The flow is familiar. A customer selects the type of work needed through a menu of options, browses a list of nearby tailors who can fulfill it, books a time slot, and pays through the platform on completion.
Three fulfillment modes are available. A tailor can come to the customer's home to measure and later deliver the finished work, for an additional £8. The customer can visit the tailor's workshop if the listing offers that option. Or garments can be sent and returned by post – the right choice when no fitting is needed and the job is purely a repair.
The platform takes a 20% fee on top of the tailor's quoted price. In exchange, it provides insurance coverage: if a tailor damages a garment, the platform pays the agreed compensation. Tailors pay a £5 per month subscription to be listed.

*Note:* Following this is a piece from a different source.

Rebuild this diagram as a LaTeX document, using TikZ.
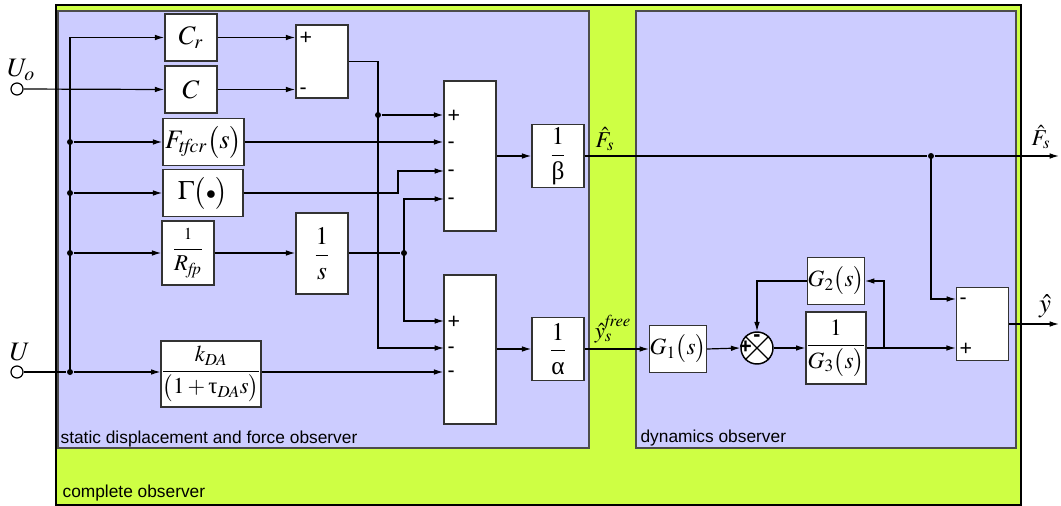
\documentclass[tikz,border=0pt]{standalone}
\usepackage{mathptmx}
\usepackage[no-math]{fontspec}
\setmainfont{Liberation Serif}
\setsansfont{Liberation Sans}
\usetikzlibrary{arrows.meta,calc}
\definecolor{obsgreen}{RGB}{206,255,68}
\definecolor{obsblue}{RGB}{204,204,255}
\begin{document}
\begin{tikzpicture}[x=0.75pt,y=-0.75pt,
  line width=0.9pt,
  >={Latex[length=7pt,width=4.2pt]},
  blk/.style={draw=black!80, fill=white, line width=1.1pt, inner sep=0pt},
  sz/.style 2 args={minimum width=#1*0.75pt, minimum height=#2*0.75pt},
  mbig/.style={font=\fontsize{20}{24}\selectfont},
  mmid/.style={font=\fontsize{17.5}{20}\selectfont},
  mfrac/.style={font=\fontsize{19}{22}\selectfont},
  lbl/.style={font=\sffamily\fontsize{13}{15}\selectfont, inner sep=0pt},
  sgnp/.style={font=\sffamily\fontsize{16}{18}\selectfont, inner sep=0pt, anchor=base west, yshift=-5.6pt},
  sgnm/.style={font=\sffamily\fontsize{16}{18}\selectfont, inner sep=0pt, anchor=base west, yshift=-4.3pt},
  dot/.style={circle, fill=black, inner sep=0pt, minimum size=4.5pt},
  port/.style={circle, draw=black, fill=white, inner sep=0pt, minimum size=9pt, line width=0.9pt},
  region/.style={draw=black!70, fill=obsblue, line width=1.1pt}]

\fill[white] (0,0) rectangle (1061,506);
\useasboundingbox (0,0) rectangle (1061,506);

% regions
\draw[fill=obsgreen, line width=1.2pt] (56,5) rectangle (1021,505);
\draw[region] (58,11) rectangle (589,448);
\draw[region] (636,11) rectangle (1016,448);
\node[lbl, anchor=base west] (t1) at (60,443) {static displacement and force observer};
\node[lbl, anchor=base west] (t2) at (640,442) {dynamics observer};
\node[lbl, anchor=base west] (t3) at (62,497) {complete observer};

% inputs
\node[port] (uo) at (17,89) {};
\node[port] (u) at (17,372) {};
\node[mbig, inner sep=0pt] (uol) at (21,70) {$U_o$};
\node[mbig, inner sep=0pt] (ul) at (20,352) {$U$};

% blocks, static observer
\node[blk, sz={52}{47}, mbig] (cr) at (191,37.5) {$C_r$};
\node[blk, sz={52}{47}, mbig] (c) at (191,89.5) {$C$};
\node[blk, sz={52}{73}] (sa) at (322,61.5) {};
\node[blk, sz={81}{47}, mbig] (ft) at (203.5,142) {$F_{\mathit{tfcr}}\bigl(s\bigr)$};
\node[blk, sz={80}{47}, mbig] (gam) at (203,193) {$\Gamma\bigl({\scriptstyle\bullet}\bigr)$};
\node[blk, sz={52}{64}, font=\fontsize{17}{19}\selectfont] (rfp) at (188,253) {$\displaystyle\frac{\scriptstyle 1}{R_{\mathit{fp}}}$};
\node[blk, sz={52}{81}, mfrac] (int) at (322,253.5) {$\displaystyle\frac{1}{s}$};
\node[blk, sz={98}{66}, font=\fontsize{17}{20}\selectfont] (kda) at (211,374) {$\displaystyle\frac{k_{\mathit{DA}}}{\bigl(1+\mbox{τ}_{\mathit{DA}}s\bigr)}$};
\node[blk, sz={52}{150}] (s1) at (470,156) {};
\node[blk, sz={52}{149}] (s2) at (470,349.5) {};
\node[blk, sz={52}{63}, mfrac] (be) at (558,156) {$\displaystyle\frac{1}{\mbox{β}}$};
\node[blk, sz={52}{63}, mfrac] (al) at (558,349) {$\displaystyle\frac{1}{\mbox{α}}$};

% signs
\node[sgnp] (sap) at (299,37) {+};
\node[sgnm] (sam) at (299,89) {-};
\node[sgnp] (s1p) at (447,115) {+};
\node[sgnm] (s1m1) at (447,143) {-};
\node[sgnm] (s1m2) at (447,171) {-};
\node[sgnm] (s1m3) at (447,199) {-};
\node[sgnp] (s2p) at (447,321) {+};
\node[sgnm] (s2m1) at (447,348) {-};
\node[sgnm] (s2m2) at (447,372) {-};

% bus
\node[dot] (d0) at (70,372) {};
\node[dot] (d1) at (70,142) {};
\node[dot] (d2) at (70,193) {};
\node[dot] (d3) at (70,253) {};
\draw (u) -- (d0);
\draw[->] (d0) -- (d0 -| kda.west);
\draw[->] (d0.center) |- (cr.west);
\draw[->] (d1) -- (ft.west);
\draw[->] (d2) -- (gam.west);
\draw[->] (d3) -- (rfp.west);
\draw[->] (uo) -- (c.west);

% static observer wiring
\draw[->] (cr.east) -- (cr.east -| sa.west);
\draw[->] (c.east) -- (c.east -| sa.west);
\node[dot] (d4) at (378,115) {};
\coordinate (s2in2) at (444,348);
\draw (sa.east) -| (d4.center);
\draw[->] (d4.center) |- (s2in2);
\draw[->] (d4) -- (d4 -| s1.west);
\draw[->] (ft.east) -- (ft.east -| s1.west);
\coordinate (k1) at (398,181);
\coordinate (s1in3) at (444,171);
\draw[->] (gam.east) -| (k1) |- (s1in3);
\draw[->] (rfp.east) -- (rfp.east -| int.west);
\node[dot] (d5) at (404,253) {};
\coordinate (s1in4) at (444,199);
\coordinate (s2in1) at (444,321);
\draw (int.east |- d5) -- (d5);
\draw[->] (d5.center) |- (s1in4);
\draw[->] (d5.center) |- (s2in1);
\draw[->] (kda.east |- d0) -- (d0 -| s2.west);
\draw[->] (s1.east) -- (be.west);
\draw[->] (al.west -| s2.east) -- (al.west);

% dynamics observer
\node[blk, sz={52}{47}, mmid] (g1) at (678,349) {$G_1\bigl(s\bigr)$};
\node[circle, draw=black, fill=white, line width=1.1pt, minimum size=24pt, inner sep=0pt] (sm) at (757,348) {};
\draw[line width=0.9pt] (sm.north west) -- (sm.south east) (sm.north east) -- (sm.south west);
\node[font=\sffamily\bfseries\fontsize{16}{18}\selectfont, inner sep=0pt] (smp) at (745.5,347.5) {+};
\node[font=\sffamily\bfseries\fontsize{16}{18}\selectfont, inner sep=0pt] (smm) at (757,338.5) {-};
\node[blk, sz={52}{72}, mmid] (g3) at (836,348) {$\displaystyle\frac{1}{G_3\bigl(s\bigr)}$};
\node[blk, sz={52}{47}, mmid] (g2) at (836,281) {$G_2\bigl(s\bigr)$};
\node[blk, sz={52}{73}] (s3) at (982.5,324) {};
\node[sgnm] (s3m) at (959,299) {-};
\node[sgnp] (s3p) at (959,348) {+};

\draw[->] (al.east) -- (g1.west);
\draw[->] (g1.east) -- (sm.west);
\draw[->] (sm.east) -- (g3.west);
\draw[->] (g3.east) -- (g3.east -| s3.west);
\coordinate (b1) at (884,348);
\draw[->] (b1) |- (g2.east);
\draw[->] (g2.west) -| (sm.north);

% outputs
\node[dot] (d6) at (931,156) {};
\coordinate (fout) at (1059,156);
\coordinate (yout) at (1059,324);
\coordinate (s3in1) at (956,299);
\draw (be.east) -- (d6);
\draw[->] (d6) -- (fout);
\draw[->] (d6.center) |- (s3in1);
\draw[->] (s3.east) -- (yout);

% signal labels
\node[font=\fontsize{17}{20}\selectfont, inner sep=0pt] (lf1) at (605,139) {$\hat{F}_s$};
\node[font=\fontsize{17}{20}\selectfont, inner sep=0pt] (ly1) at (613,329) {$\hat{y}_s^{\mathit{free}}$};
\node[font=\fontsize{17}{20}\selectfont, inner sep=0pt] (lf2) at (1041,137) {$\hat{F}_s$};
\node[font=\fontsize{20}{24}\selectfont, inner sep=0pt] (ly2) at (1045,306) {$\hat{y}$};
\end{tikzpicture}
\end{document}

The service currently operates in London, where the catalog already includes 700 tailors.
The Seam's most interesting move is its portfolio initiative: the platform is actively encouraging tailors to build out photographic portfolios of completed work, giving buyers something concrete to evaluate beyond star ratings. In the absence of brand recognition – most tailors have none – proof of craft is the trust signal that matters.
The portfolio investment points toward a logical product extension: white-label websites for tailors, built from their accumulated photos, reviews, and completed work, with booking widgets embedded. That would give tailors a professional web presence at effectively zero effort, and give The Seam a stickier relationship with its supply side. From there, a purpose-built CRM for alteration workshops – scheduling, customer contacts, order tracking – is a natural next layer, and the path toward becoming a vertical SaaS rather than just a marketplace.
The barbershop software market is the useful comparison. Squire, the leading SaaS player in that category, grew revenue fourfold in a year and raised a $60 million round at a $750 million valuation, after being valued at $250 million the previous December. A newer entrant, theCut, raised $4.5 million at its first close. The US market counts approximately 109,000 barbershops – and, strikingly, 69,000 tailor workshops, a number that has been quietly growing while barbershop counts decline.
The market sizes are in the same order of magnitude. The trend favors tailoring. The category has no Squire yet.
The tailoring market in most major cities is fragmented and invisible online – exactly the conditions that made barbershop SaaS attractive to investors when Squire first appeared. A dozen small alteration shops within a few blocks of any urban neighborhood, most with no digital presence, is the typical supply picture.
The barbershop software space now has well-capitalized incumbents and established concepts to study. That means the tailoring vertical can borrow a working functional model rather than design from first principles – a significant reduction in early-stage risk. The product translation is mostly about understanding which specific workflows differ (appointment-based versus project-based work, garment tracking, multi-piece orders) and building around those distinctions.
The specific entry angle worth considering: start with the portfolio and booking layer as a free tool for tailors, build supply density in a single city, then layer in subscription features once the marketplace has liquidity. That sequence mirrors how Squire scaled, and it addresses the chicken-and-egg problem common to local service marketplaces by giving the supply side a reason to join before customer demand is established.